Recognizing unicode words in grammar


I’m trying to more robustly solve an issue in a package I maintain. The language grammar in the package recognizes word characters and in English, the “\w” regex class is sufficient. However, for languages with other characters, I have to hard-code in every unicode character to be matched. Is there a way to use the “\p{…}” unicode matching classes in Atom’s grammar files?

From what I’m reading, this might be a limitation of Javascript’s regex engine. There are some Javascript packages that can translate Javascript’s regexes to simulate the unicode matching classes which I could use in my Javascript code but not in a grammar.

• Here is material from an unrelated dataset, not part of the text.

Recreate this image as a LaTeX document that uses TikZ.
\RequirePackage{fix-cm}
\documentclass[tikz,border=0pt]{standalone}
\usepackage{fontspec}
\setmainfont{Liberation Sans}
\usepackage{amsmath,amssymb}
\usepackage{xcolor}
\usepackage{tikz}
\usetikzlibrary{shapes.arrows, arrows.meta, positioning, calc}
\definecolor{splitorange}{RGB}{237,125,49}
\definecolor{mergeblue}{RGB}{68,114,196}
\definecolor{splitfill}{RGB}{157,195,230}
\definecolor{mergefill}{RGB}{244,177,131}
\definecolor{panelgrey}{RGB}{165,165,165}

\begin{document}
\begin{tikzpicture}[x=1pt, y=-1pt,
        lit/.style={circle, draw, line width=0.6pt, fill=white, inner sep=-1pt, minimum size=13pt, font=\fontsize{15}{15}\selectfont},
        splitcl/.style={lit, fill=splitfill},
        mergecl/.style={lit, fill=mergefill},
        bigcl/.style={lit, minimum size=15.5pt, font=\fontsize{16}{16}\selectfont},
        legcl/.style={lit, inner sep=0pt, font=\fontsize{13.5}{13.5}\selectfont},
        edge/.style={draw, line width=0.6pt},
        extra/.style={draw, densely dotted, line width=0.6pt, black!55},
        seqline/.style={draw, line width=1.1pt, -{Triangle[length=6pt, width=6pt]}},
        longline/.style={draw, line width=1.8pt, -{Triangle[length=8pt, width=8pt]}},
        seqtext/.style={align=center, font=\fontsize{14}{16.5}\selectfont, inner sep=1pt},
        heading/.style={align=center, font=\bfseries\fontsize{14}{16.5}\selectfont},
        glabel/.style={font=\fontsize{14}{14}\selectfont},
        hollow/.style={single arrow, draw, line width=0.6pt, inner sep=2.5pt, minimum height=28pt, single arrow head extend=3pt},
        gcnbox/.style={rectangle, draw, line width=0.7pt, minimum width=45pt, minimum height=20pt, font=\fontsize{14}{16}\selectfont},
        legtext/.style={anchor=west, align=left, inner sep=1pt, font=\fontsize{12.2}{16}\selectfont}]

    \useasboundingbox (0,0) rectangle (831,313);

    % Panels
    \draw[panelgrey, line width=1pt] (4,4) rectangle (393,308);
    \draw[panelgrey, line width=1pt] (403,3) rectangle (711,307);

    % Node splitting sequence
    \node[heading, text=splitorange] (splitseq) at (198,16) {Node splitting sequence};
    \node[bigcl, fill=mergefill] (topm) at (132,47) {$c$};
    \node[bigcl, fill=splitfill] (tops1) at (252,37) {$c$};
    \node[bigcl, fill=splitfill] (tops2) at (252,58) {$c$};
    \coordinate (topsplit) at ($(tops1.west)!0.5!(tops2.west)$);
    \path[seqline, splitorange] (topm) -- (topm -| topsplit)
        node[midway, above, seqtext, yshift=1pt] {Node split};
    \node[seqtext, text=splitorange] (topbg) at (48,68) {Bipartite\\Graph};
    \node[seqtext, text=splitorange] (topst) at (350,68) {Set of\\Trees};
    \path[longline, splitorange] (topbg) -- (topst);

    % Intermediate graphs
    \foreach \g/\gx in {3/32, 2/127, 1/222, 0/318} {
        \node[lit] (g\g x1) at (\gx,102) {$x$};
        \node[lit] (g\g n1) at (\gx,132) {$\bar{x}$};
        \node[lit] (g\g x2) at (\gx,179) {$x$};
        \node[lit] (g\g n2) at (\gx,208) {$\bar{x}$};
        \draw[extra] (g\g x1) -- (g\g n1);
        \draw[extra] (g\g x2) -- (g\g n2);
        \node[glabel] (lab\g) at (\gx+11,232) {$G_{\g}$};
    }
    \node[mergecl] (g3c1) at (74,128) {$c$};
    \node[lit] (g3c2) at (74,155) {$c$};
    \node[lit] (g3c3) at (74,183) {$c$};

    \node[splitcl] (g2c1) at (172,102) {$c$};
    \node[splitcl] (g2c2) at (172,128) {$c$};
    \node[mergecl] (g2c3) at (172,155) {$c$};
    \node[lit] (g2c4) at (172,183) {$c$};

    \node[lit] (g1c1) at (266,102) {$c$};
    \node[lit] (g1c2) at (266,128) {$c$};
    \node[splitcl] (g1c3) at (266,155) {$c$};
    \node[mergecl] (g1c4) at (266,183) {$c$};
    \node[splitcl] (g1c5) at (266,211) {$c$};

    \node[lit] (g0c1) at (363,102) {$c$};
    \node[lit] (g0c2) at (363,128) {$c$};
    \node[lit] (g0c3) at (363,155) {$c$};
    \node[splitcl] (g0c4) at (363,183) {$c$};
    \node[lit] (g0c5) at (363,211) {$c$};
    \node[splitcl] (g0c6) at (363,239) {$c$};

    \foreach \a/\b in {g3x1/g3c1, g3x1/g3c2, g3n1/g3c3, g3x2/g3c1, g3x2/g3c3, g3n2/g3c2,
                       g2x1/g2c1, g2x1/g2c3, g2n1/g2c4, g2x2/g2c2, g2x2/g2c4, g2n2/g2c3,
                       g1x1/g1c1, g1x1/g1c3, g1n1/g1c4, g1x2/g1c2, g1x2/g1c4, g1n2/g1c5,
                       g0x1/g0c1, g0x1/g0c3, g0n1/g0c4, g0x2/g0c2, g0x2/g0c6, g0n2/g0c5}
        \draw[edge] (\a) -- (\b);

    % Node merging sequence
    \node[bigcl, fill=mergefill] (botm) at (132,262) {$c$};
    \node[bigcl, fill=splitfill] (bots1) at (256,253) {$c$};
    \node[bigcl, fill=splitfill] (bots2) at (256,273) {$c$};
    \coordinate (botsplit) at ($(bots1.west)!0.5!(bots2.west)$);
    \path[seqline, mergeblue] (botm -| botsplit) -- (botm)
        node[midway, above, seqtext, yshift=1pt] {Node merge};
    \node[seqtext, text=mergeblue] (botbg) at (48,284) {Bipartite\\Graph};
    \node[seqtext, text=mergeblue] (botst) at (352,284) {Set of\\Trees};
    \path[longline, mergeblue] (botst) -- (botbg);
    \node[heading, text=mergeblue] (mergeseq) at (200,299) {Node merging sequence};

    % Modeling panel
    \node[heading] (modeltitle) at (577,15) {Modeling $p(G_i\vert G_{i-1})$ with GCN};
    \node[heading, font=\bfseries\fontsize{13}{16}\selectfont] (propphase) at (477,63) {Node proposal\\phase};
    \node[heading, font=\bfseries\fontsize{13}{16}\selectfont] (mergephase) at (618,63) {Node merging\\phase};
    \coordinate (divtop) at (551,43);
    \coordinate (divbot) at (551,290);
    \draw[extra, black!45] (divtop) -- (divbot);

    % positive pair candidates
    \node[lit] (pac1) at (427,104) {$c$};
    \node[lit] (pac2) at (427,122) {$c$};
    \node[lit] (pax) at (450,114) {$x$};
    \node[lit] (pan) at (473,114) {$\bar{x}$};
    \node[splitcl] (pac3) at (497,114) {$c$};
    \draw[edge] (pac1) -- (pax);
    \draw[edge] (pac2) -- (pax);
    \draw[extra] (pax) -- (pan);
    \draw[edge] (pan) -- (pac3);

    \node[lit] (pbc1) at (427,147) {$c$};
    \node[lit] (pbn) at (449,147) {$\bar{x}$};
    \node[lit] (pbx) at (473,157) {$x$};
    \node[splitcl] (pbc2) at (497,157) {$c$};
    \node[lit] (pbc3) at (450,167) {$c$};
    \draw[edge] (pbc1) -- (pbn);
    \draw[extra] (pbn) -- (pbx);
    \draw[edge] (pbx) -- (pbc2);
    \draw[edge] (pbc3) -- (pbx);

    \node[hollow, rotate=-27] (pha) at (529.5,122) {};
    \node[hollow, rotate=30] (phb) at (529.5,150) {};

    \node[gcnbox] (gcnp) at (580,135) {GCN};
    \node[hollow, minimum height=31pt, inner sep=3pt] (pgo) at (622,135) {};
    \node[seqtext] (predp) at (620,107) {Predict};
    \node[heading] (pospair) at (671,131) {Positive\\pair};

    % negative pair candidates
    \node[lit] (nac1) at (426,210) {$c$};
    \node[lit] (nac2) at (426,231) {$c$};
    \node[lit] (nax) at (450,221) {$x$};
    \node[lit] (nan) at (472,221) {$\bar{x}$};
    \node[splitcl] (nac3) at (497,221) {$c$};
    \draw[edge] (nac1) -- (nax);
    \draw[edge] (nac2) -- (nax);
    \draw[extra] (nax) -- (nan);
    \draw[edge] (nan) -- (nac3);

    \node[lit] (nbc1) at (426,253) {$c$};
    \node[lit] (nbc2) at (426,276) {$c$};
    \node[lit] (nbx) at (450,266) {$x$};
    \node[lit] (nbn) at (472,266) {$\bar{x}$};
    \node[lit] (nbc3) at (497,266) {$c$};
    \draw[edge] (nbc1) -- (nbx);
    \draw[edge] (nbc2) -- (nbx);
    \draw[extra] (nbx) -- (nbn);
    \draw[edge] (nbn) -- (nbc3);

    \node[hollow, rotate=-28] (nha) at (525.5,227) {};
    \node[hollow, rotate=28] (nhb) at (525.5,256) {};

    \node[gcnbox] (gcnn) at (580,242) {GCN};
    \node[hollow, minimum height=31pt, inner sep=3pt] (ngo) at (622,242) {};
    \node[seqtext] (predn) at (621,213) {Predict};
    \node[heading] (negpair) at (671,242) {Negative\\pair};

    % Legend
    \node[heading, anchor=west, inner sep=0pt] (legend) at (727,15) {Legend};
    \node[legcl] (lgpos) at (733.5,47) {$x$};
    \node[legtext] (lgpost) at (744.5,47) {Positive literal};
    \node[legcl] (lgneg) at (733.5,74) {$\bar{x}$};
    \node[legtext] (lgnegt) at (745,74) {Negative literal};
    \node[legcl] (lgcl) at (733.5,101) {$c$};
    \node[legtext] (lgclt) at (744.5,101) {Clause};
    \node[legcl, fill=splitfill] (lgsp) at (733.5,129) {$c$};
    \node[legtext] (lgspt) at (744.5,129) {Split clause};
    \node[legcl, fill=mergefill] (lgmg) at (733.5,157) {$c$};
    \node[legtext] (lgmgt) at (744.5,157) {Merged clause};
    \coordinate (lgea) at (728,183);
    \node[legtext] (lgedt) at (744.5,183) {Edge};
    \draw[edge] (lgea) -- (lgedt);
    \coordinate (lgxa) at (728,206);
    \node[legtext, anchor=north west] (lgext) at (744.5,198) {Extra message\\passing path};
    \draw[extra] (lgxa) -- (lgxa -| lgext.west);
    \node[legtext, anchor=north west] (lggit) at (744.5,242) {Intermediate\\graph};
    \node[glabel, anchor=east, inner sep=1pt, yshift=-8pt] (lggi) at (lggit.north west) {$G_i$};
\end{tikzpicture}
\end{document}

Is there a way to use the “\p{…}” unicode matching classes in Atom’s grammar files

Did you try it ? It might just work, I think the grammar use an alternative regex engine that support posix character classes. This was for compatibility with textmate grammar.


Again, this should not be a problem as grammars do not use the JavaScript regex engine. They use Oniguruma, in which \w matches more than just [A-Za-z0-9_].


My mistake. I had thought I tried it, but I must not have reloaded properly or something. I tried using \p{Ul} to match uppercase word characters, and it worked great in the grammar.

Unfortunately, the package needs to also be able to create a “preview” pane, similar to how Markdown Preview has both syntax highlighting and a rendered preview. Those seem to be pure Javascript regex, since the same trick doesn’t work. This regex in particular is the problem.

Is there another straightforward trick for handling these uppercase word characters on the Atom Javascript side? I think I might be able to make ranges manually, but that seems ugly.

Edit: For now, I’m using XRegExp to simplify the logic, though it would be nice to avoid adding another dependency.


Yeah, if you’re going to use a preview pane, then you’ll probably need to either use ranges or an external dependency.